B. Qingshan Loves Strings
time limit per test
1 second
memory limit per test
256 megabytes
input
standard input
output
standard output

Qingshan has a string $$$s$$$, while Daniel has a string $$$t$$$. Both strings only contain $$$\texttt{0}$$$ and $$$\texttt{1}$$$.

A string $$$a$$$ of length $$$k$$$ is good if and only if

  • $$$a_i \ne a_{i+1}$$$ for all $$$i=1,2,\ldots,k-1$$$.

For example, $$$\texttt{1}$$$, $$$\texttt{101}$$$, $$$\texttt{0101}$$$ are good, while $$$\texttt{11}$$$, $$$\texttt{1001}$$$, $$$\texttt{001100}$$$ are not good.

Qingshan wants to make $$$s$$$ good. To do this, she can do the following operation any number of times (possibly, zero):

  • insert $$$t$$$ to any position of $$$s$$$ (getting a new $$$s$$$).

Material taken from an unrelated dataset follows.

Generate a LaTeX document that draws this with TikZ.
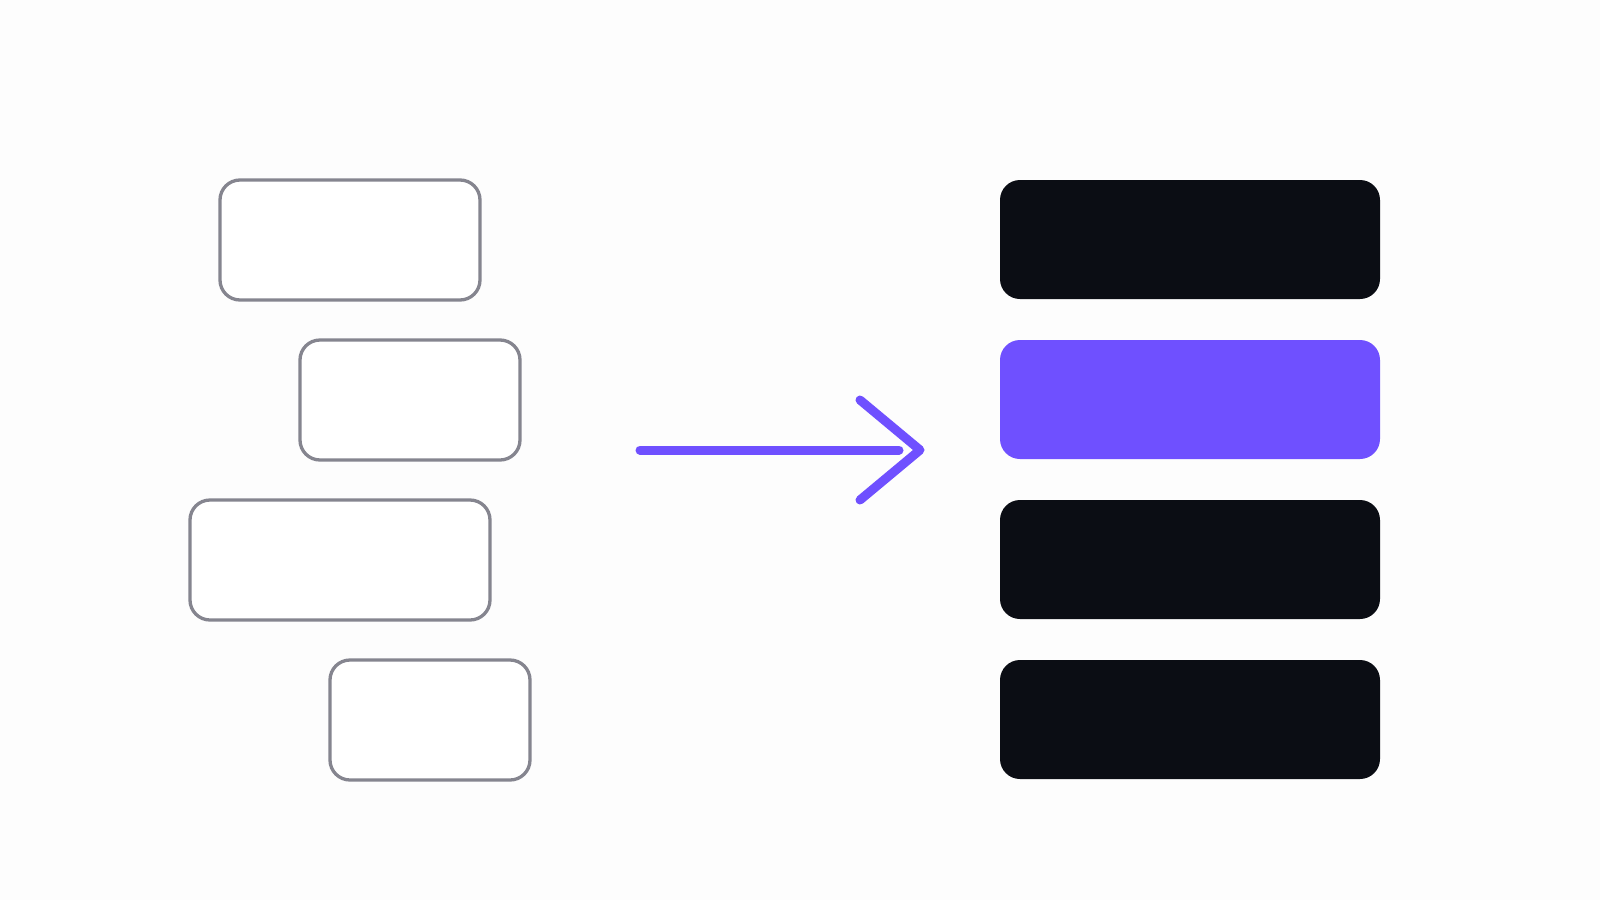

Please tell Qingshan if it is possible to make $$$s$$$ good.

Input

The input consists of multiple test cases. The first line contains a single integer $$$T$$$ ($$$1\le T\le 2000$$$) — the number of test cases. The description of the test cases follows.

The first line of each test case contains two integers $$$n$$$ and $$$m$$$ ($$$1 \le n,m \le 50$$$) — the length of the strings $$$s$$$ and $$$t$$$, respectively.

The second line of each test case contains a string $$$s$$$ of length $$$n$$$.

The third line of each test case contains a string $$$t$$$ of length $$$m$$$.

It is guaranteed that $$$s$$$ and $$$t$$$ only contain $$$\texttt{0}$$$ and $$$\texttt{1}$$$.

Output

For each test case, print "YES" (without quotes), if it is possible to make $$$s$$$ good, and "NO" (without quotes) otherwise.

You can print letters in any case (upper or lower).

Example
Input
5
1 1
1
0
3 3
111
010
3 2
111
00
6 7
101100
1010101
10 2
1001001000
10
Output
Yes
Yes
No
No
No
Note

In the first test case, $$$s$$$ is good initially, so you can get a good $$$s$$$ by doing zero operations.

In the second test case, you can do the following two operations (the inserted string $$$t$$$ is underlined):

  1. $$$\texttt{1}\underline{\texttt{010}}\texttt{11}$$$
  2. $$$\texttt{10101}\underline{\texttt{010}}\texttt{1}$$$

and get $$$s = \texttt{101010101}$$$, which is good.

In the third test case, there is no way to make $$$s$$$ good after any number of operations.